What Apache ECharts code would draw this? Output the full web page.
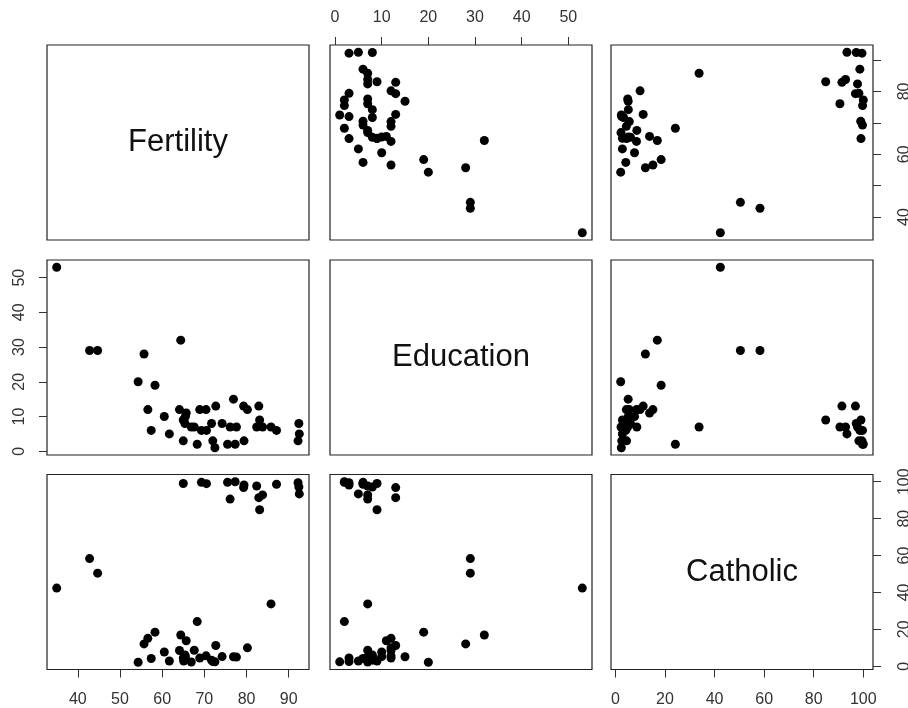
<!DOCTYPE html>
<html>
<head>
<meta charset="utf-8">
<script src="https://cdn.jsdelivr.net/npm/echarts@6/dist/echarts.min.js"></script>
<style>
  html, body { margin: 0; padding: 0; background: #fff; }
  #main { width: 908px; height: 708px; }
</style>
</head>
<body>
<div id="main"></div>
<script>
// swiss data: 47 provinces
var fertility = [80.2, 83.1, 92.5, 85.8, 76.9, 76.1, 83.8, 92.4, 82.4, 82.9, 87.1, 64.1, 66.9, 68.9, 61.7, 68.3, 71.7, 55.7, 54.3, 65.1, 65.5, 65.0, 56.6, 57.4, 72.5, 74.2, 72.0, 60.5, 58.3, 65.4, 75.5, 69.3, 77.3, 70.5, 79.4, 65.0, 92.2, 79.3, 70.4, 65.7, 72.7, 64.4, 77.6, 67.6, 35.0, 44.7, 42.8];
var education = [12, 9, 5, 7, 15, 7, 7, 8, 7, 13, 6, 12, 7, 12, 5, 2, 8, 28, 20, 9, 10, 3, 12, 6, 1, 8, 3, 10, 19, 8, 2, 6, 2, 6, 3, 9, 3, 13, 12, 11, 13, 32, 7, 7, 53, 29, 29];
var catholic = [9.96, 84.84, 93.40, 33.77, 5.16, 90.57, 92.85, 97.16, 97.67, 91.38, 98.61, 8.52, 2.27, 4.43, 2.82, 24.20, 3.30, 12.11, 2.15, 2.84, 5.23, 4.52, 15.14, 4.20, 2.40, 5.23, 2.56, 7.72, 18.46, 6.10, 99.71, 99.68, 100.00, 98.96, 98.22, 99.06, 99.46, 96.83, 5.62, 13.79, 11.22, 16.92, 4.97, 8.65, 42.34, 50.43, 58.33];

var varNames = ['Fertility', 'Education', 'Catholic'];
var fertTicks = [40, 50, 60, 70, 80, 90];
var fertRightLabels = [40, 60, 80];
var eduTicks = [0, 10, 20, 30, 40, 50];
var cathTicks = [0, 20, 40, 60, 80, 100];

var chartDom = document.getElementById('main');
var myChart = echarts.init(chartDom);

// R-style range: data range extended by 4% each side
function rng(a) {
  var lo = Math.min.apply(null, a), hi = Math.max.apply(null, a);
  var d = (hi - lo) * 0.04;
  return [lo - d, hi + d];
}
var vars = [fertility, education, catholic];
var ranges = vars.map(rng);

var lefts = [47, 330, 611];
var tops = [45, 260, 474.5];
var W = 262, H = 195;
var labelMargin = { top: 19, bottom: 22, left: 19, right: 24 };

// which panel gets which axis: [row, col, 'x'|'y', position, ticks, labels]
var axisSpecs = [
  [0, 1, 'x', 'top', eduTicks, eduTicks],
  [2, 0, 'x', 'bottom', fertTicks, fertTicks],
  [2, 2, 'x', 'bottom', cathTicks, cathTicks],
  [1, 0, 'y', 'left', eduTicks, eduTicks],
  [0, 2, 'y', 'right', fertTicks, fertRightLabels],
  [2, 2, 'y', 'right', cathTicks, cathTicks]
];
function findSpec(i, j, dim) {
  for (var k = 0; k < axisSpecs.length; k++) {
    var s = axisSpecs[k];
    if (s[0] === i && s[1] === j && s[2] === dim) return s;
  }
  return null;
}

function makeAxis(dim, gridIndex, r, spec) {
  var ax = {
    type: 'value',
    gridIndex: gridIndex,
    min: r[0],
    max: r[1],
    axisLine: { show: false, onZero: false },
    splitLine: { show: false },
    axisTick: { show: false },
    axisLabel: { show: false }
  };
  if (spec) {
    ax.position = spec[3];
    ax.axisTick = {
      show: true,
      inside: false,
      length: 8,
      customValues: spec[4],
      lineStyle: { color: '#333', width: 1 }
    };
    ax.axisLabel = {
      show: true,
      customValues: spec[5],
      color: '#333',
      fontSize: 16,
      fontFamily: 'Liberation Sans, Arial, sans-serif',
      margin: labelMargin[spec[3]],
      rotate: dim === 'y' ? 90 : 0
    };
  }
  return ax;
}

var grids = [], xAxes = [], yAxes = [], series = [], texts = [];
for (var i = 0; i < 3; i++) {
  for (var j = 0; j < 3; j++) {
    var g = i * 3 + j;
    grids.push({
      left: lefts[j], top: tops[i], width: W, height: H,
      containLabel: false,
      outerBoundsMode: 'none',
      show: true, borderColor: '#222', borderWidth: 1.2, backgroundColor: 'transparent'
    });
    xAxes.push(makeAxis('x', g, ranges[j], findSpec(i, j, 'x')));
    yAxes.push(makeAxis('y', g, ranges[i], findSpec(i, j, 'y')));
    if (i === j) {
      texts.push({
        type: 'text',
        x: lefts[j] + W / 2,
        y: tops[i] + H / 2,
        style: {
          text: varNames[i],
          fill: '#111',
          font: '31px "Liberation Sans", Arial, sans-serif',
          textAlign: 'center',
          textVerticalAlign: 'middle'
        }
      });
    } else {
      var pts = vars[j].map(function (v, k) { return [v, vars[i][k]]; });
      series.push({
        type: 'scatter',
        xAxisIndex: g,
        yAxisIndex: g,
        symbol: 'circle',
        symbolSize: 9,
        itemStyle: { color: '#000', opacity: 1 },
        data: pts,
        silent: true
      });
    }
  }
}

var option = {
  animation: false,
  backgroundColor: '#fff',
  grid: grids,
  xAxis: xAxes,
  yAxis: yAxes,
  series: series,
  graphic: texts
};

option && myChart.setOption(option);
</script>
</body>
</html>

Given exercise
Transcribe the material exactly, keeping every word and none of the pictures.

Expected answer
What Apache ECharts code would draw this? Output the full web page.
<!DOCTYPE html>
<html>
<head>
<meta charset="utf-8">
<script src="https://cdn.jsdelivr.net/npm/echarts@6/dist/echarts.min.js"></script>
<style>
  html, body { margin: 0; padding: 0; background: #fff; }
  #main { width: 908px; height: 708px; }
</style>
</head>
<body>
<div id="main"></div>
<script>
// swiss data: 47 provinces
var fertility = [80.2, 83.1, 92.5, 85.8, 76.9, 76.1, 83.8, 92.4, 82.4, 82.9, 87.1, 64.1, 66.9, 68.9, 61.7, 68.3, 71.7, 55.7, 54.3, 65.1, 65.5, 65.0, 56.6, 57.4, 72.5, 74.2, 72.0, 60.5, 58.3, 65.4, 75.5, 69.3, 77.3, 70.5, 79.4, 65.0, 92.2, 79.3, 70.4, 65.7, 72.7, 64.4, 77.6, 67.6, 35.0, 44.7, 42.8];
var education = [12, 9, 5, 7, 15, 7, 7, 8, 7, 13, 6, 12, 7, 12, 5, 2, 8, 28, 20, 9, 10, 3, 12, 6, 1, 8, 3, 10, 19, 8, 2, 6, 2, 6, 3, 9, 3, 13, 12, 11, 13, 32, 7, 7, 53, 29, 29];
var catholic = [9.96, 84.84, 93.40, 33.77, 5.16, 90.57, 92.85, 97.16, 97.67, 91.38, 98.61, 8.52, 2.27, 4.43, 2.82, 24.20, 3.30, 12.11, 2.15, 2.84, 5.23, 4.52, 15.14, 4.20, 2.40, 5.23, 2.56, 7.72, 18.46, 6.10, 99.71, 99.68, 100.00, 98.96, 98.22, 99.06, 99.46, 96.83, 5.62, 13.79, 11.22, 16.92, 4.97, 8.65, 42.34, 50.43, 58.33];

var varNames = ['Fertility', 'Education', 'Catholic'];
var fertTicks = [40, 50, 60, 70, 80, 90];
var fertRightLabels = [40, 60, 80];
var eduTicks = [0, 10, 20, 30, 40, 50];
var cathTicks = [0, 20, 40, 60, 80, 100];

var chartDom = document.getElementById('main');
var myChart = echarts.init(chartDom);

// R-style range: data range extended by 4% each side
function rng(a) {
  var lo = Math.min.apply(null, a), hi = Math.max.apply(null, a);
  var d = (hi - lo) * 0.04;
  return [lo - d, hi + d];
}
var vars = [fertility, education, catholic];
var ranges = vars.map(rng);

var lefts = [47, 330, 611];
var tops = [45, 260, 474.5];
var W = 262, H = 195;
var labelMargin = { top: 19, bottom: 22, left: 19, right: 24 };

// which panel gets which axis: [row, col, 'x'|'y', position, ticks, labels]
var axisSpecs = [
  [0, 1, 'x', 'top', eduTicks, eduTicks],
  [2, 0, 'x', 'bottom', fertTicks, fertTicks],
  [2, 2, 'x', 'bottom', cathTicks, cathTicks],
  [1, 0, 'y', 'left', eduTicks, eduTicks],
  [0, 2, 'y', 'right', fertTicks, fertRightLabels],
  [2, 2, 'y', 'right', cathTicks, cathTicks]
];
function findSpec(i, j, dim) {
  for (var k = 0; k < axisSpecs.length; k++) {
    var s = axisSpecs[k];
    if (s[0] === i && s[1] === j && s[2] === dim) return s;
  }
  return null;
}

function makeAxis(dim, gridIndex, r, spec) {
  var ax = {
    type: 'value',
    gridIndex: gridIndex,
    min: r[0],
    max: r[1],
    axisLine: { show: false, onZero: false },
    splitLine: { show: false },
    axisTick: { show: false },
    axisLabel: { show: false }
  };
  if (spec) {
    ax.position = spec[3];
    ax.axisTick = {
      show: true,
      inside: false,
      length: 8,
      customValues: spec[4],
      lineStyle: { color: '#333', width: 1 }
    };
    ax.axisLabel = {
      show: true,
      customValues: spec[5],
      color: '#333',
      fontSize: 16,
      fontFamily: 'Liberation Sans, Arial, sans-serif',
      margin: labelMargin[spec[3]],
      rotate: dim === 'y' ? 90 : 0
    };
  }
  return ax;
}

var grids = [], xAxes = [], yAxes = [], series = [], texts = [];
for (var i = 0; i < 3; i++) {
  for (var j = 0; j < 3; j++) {
    var g = i * 3 + j;
    grids.push({
      left: lefts[j], top: tops[i], width: W, height: H,
      containLabel: false,
      outerBoundsMode: 'none',
      show: true, borderColor: '#222', borderWidth: 1.2, backgroundColor: 'transparent'
    });
    xAxes.push(makeAxis('x', g, ranges[j], findSpec(i, j, 'x')));
    yAxes.push(makeAxis('y', g, ranges[i], findSpec(i, j, 'y')));
    if (i === j) {
      texts.push({
        type: 'text',
        x: lefts[j] + W / 2,
        y: tops[i] + H / 2,
        style: {
          text: varNames[i],
          fill: '#111',
          font: '31px "Liberation Sans", Arial, sans-serif',
          textAlign: 'center',
          textVerticalAlign: 'middle'
        }
      });
    } else {
      var pts = vars[j].map(function (v, k) { return [v, vars[i][k]]; });
      series.push({
        type: 'scatter',
        xAxisIndex: g,
        yAxisIndex: g,
        symbol: 'circle',
        symbolSize: 9,
        itemStyle: { color: '#000', opacity: 1 },
        data: pts,
        silent: true
      });
    }
  }
}

var option = {
  animation: false,
  backgroundColor: '#fff',
  grid: grids,
  xAxis: xAxes,
  yAxis: yAxes,
  series: series,
  graphic: texts
};

option && myChart.setOption(option);
</script>
</body>
</html>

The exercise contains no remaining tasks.